The county did not respond to requests for comment to this article, citing the pending litigation as a reason.

Funkhouser’s death was seismic not only for the brutality, but because it came just two weeks into the county government’s retaking full managerial control of the prison away from a private contractor, GEO Group.

At the time, the GWHCF was the last privately run prison in all of Pennsylvania.

Passarella says he started work for the facility in 2011, and that for many years, there was an ethos among the guards of taking care of one another like family. But he goes on to say that ethos feels like it barely exists now.

“We loved what we did. We had fun. When the county took over, they took stuff away from us,” Passarella said. “We would get mandated [overtime shifts]. We would call somebody in for — to do a split for four hours. They took that away from us.”

Passarella is referring to “split shifts” in which a guard could take a mandatory, eight-hour overtime shift and split it into two small bites of four hours. The first guard who was assigned the full mandatory shift would take the first four hours, and then another guard would pick up the second bit.

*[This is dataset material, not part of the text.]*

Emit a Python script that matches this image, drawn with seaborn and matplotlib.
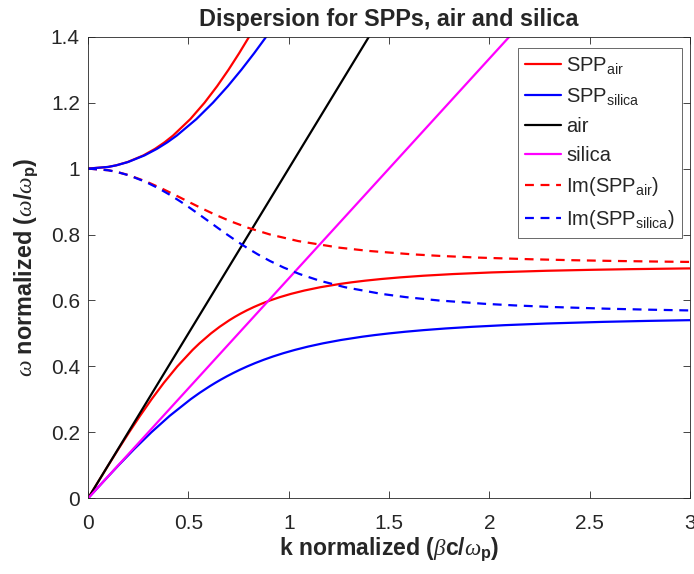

The loss of split shifts was a bitter pill for the correctional staff who had their employment carried over by the county when the management transfer happened.

The removal of the facility’s K-9 units was another loss that Passarella says deeply cut morale.

Funkhouser’s death in April was closely followed by two suicides at the GWHCF that June. The families of both suicide victims say they have lingering questions and resentments about how events unfolded — including both families saying they weren’t contacted until one or two days after the incident.

In all, the GWHCF would see five deaths in 2022, and would repeat that tally in 2023.

(Broad + Liberty’s tally of deaths attributable to the facility vary from the facility’s own reporting to entities like the Pennsylvania Department of Corrections. More detail can be found in this report from February.)

Passarella was fired from the GWHCF in January of 2023 over a dispute about availability of sick time. He says no grudge is animating his coming forward about Funkhouser’s death, but rather a deep conviction that the death was absolutely preventable.

“When I found out that he was murdered, I literally had to go and talk to my lieutenant about it because I felt that I let the gentleman down and nobody listened to me,” he said. 

Passarella was moved to tears more than once when recounting the events of that month.

“I want justice to be served, and closure. Closure for all of it,” Passarella said.